**Exercise**
Show every line containing "matplotlib" by copying it.

::: Data supplied

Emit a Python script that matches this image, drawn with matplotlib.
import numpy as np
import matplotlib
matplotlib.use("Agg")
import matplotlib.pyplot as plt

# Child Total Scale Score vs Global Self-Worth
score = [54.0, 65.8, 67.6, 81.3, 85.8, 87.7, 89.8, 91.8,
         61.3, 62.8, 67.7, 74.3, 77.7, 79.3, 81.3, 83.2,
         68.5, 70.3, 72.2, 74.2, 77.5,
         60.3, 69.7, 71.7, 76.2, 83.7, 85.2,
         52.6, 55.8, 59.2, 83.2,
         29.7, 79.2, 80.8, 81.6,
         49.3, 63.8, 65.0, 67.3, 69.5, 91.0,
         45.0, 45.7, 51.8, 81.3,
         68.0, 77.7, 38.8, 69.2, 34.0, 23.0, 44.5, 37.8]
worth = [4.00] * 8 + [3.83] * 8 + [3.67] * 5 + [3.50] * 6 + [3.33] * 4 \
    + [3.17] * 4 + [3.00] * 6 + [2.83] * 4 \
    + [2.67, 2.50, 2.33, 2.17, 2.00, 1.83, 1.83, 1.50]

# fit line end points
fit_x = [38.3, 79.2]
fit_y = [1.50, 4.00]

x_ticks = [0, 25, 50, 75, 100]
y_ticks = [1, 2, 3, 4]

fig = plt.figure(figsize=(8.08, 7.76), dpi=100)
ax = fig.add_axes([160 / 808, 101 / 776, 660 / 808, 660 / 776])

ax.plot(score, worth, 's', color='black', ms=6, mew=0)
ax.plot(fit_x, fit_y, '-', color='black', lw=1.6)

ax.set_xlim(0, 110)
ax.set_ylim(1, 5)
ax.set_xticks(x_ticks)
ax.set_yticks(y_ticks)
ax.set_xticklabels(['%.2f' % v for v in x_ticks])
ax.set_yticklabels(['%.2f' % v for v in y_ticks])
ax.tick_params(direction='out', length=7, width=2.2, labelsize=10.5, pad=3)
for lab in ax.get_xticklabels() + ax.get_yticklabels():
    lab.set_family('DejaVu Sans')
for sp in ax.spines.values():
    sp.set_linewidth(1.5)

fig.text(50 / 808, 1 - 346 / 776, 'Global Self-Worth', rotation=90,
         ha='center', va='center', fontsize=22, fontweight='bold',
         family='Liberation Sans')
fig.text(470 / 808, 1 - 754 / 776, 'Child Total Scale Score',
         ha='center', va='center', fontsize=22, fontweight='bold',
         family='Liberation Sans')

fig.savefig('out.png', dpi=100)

::::::
::: Data supplied

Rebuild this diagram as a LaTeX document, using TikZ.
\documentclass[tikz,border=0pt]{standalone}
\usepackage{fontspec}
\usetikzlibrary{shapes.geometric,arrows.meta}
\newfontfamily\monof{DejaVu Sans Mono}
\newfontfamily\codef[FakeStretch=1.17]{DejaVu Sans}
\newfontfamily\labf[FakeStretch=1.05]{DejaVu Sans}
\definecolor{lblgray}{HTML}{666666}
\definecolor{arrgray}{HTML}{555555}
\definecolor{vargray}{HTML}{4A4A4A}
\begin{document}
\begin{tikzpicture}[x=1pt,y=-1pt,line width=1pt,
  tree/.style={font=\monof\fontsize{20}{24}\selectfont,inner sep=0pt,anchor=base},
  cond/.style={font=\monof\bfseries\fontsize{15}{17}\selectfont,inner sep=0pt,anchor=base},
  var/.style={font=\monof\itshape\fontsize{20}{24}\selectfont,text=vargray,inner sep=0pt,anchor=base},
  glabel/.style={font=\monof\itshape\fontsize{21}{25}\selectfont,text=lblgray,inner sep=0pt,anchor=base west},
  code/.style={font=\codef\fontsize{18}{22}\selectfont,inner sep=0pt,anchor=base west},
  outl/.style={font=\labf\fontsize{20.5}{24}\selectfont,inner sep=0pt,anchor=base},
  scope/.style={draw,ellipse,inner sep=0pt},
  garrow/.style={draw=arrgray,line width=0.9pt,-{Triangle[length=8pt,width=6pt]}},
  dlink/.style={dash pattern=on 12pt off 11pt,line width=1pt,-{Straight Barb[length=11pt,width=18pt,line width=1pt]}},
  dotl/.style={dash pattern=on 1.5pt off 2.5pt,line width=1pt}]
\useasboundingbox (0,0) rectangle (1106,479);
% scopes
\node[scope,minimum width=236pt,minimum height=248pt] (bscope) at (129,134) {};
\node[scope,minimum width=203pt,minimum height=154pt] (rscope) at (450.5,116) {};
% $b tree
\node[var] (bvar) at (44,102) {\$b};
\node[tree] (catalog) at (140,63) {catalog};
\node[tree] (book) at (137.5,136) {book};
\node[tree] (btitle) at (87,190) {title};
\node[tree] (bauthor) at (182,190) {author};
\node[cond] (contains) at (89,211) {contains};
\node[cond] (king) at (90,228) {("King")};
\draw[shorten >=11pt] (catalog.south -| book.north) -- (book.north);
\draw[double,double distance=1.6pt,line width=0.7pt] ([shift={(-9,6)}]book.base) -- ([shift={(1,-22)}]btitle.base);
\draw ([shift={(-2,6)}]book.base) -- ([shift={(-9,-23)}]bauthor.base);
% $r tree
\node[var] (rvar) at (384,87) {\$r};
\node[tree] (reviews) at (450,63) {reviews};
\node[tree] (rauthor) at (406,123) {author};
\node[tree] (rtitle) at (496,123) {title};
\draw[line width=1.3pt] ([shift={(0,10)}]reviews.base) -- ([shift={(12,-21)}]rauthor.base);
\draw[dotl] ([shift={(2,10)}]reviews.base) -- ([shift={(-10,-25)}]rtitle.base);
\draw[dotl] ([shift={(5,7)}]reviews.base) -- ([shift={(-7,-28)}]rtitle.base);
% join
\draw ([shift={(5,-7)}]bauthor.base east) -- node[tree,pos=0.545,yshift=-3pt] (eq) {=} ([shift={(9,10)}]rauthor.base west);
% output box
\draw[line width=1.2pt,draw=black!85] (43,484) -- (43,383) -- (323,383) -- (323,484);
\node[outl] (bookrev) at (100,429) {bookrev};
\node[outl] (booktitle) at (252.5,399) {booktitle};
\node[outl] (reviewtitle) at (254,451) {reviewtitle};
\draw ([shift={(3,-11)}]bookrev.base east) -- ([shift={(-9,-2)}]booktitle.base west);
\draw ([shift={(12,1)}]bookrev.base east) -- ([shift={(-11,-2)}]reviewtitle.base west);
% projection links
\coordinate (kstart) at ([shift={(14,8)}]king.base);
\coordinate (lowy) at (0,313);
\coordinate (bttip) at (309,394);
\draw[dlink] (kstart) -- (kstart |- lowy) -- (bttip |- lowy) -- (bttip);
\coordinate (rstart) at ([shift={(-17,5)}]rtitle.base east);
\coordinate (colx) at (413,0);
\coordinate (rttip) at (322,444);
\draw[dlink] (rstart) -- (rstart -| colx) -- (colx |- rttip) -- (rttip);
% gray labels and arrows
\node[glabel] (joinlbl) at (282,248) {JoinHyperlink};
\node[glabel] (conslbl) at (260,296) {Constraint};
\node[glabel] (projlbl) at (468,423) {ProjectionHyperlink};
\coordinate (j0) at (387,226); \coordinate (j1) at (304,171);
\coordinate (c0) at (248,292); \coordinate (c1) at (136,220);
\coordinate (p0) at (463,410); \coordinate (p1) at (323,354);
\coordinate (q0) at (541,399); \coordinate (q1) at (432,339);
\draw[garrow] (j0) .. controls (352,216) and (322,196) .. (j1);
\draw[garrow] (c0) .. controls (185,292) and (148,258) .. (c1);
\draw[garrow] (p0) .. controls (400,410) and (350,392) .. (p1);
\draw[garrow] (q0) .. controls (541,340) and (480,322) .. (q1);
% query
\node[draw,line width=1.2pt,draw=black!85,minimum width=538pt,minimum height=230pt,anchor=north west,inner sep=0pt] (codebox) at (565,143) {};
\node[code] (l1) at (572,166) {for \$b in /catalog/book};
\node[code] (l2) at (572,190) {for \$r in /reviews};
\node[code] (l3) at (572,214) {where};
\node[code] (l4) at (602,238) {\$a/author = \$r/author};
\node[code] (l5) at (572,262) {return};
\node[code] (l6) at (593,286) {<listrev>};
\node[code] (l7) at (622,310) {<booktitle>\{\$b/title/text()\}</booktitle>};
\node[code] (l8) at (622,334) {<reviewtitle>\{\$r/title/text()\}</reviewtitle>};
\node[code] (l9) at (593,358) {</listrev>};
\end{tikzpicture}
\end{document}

::::::

**Result of the exercise**
Emit a Python script that matches this image, drawn with matplotlib.
import matplotlib
matplotlib.use("Agg")
import matplotlib.pyplot as plt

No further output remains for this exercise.